*Task requirements*:
Pictures aside, quote the whole listing exactly.
## Start
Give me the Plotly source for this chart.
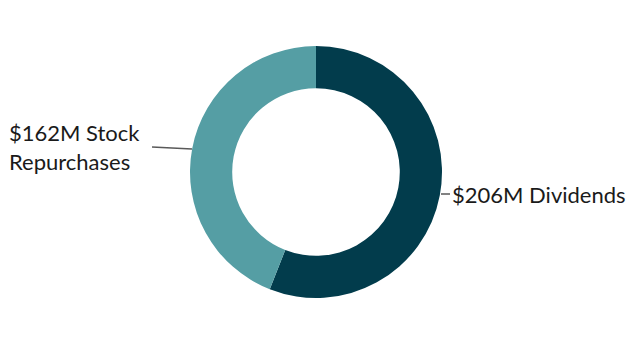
import plotly.graph_objects as go

labels = ["$206M Dividends", "$162M Stock<br>Repurchases"]
values = [206, 162]
colors = ["#023c4c", "#559ea4"]

W, H = 632, 344
cx, cy, r = 316, 172, 126

fig = go.Figure(go.Pie(
    labels=labels, values=values, hole=0.665, sort=False, direction="clockwise",
    rotation=0, marker=dict(colors=colors, line=dict(width=0)),
    textinfo="none", hoverinfo="label", showlegend=False,
    domain=dict(x=[(cx - r) / W, (cx + r) / W], y=[1 - (cy + r) / H, 1 - (cy - r) / H]),
))

font = dict(family="Lato, 'Open Sans', sans-serif", size=22, color="#1a1a1a")
fig.add_annotation(x=450 / W, y=1 - 194 / H, xref="paper", yref="paper", text=labels[0],
                   showarrow=False, xanchor="left", yanchor="middle", font=font)
fig.add_annotation(x=7 / W, y=1 - 147 / H, xref="paper", yref="paper", text=labels[1],
                   showarrow=False, xanchor="left", yanchor="middle", align="left", font=font)
fig.add_shape(type="line", xref="paper", yref="paper", x0=441 / W, x1=450 / W,
              y0=1 - 194 / H, y1=1 - 194 / H, line=dict(color="#595959", width=1.5))
fig.add_shape(type="line", xref="paper", yref="paper", x0=152 / W, x1=192 / W,
              y0=1 - 147 / H, y1=1 - 149 / H, line=dict(color="#595959", width=1.5))

fig.update_layout(width=W, height=H, margin=dict(l=0, r=0, t=0, b=0),
                  paper_bgcolor="white", plot_bgcolor="white")
fig.write_html("out.html")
## End
*Worked answer*:
Give me the Plotly source for this chart.
import plotly.graph_objects as go

labels = ["$206M Dividends", "$162M Stock<br>Repurchases"]
values = [206, 162]
colors = ["#023c4c", "#559ea4"]

W, H = 632, 344
cx, cy, r = 316, 172, 126

fig = go.Figure(go.Pie(
    labels=labels, values=values, hole=0.665, sort=False, direction="clockwise",
    rotation=0, marker=dict(colors=colors, line=dict(width=0)),
    textinfo="none", hoverinfo="label", showlegend=False,
    domain=dict(x=[(cx - r) / W, (cx + r) / W], y=[1 - (cy + r) / H, 1 - (cy - r) / H]),
))

font = dict(family="Lato, 'Open Sans', sans-serif", size=22, color="#1a1a1a")
fig.add_annotation(x=450 / W, y=1 - 194 / H, xref="paper", yref="paper", text=labels[0],
                   showarrow=False, xanchor="left", yanchor="middle", font=font)
fig.add_annotation(x=7 / W, y=1 - 147 / H, xref="paper", yref="paper", text=labels[1],
                   showarrow=False, xanchor="left", yanchor="middle", align="left", font=font)
fig.add_shape(type="line", xref="paper", yref="paper", x0=441 / W, x1=450 / W,
              y0=1 - 194 / H, y1=1 - 194 / H, line=dict(color="#595959", width=1.5))
fig.add_shape(type="line", xref="paper", yref="paper", x0=152 / W, x1=192 / W,
              y0=1 - 147 / H, y1=1 - 149 / H, line=dict(color="#595959", width=1.5))

fig.update_layout(width=W, height=H, margin=dict(l=0, r=0, t=0, b=0),
                  paper_bgcolor="white", plot_bgcolor="white")
fig.write_html("out.html")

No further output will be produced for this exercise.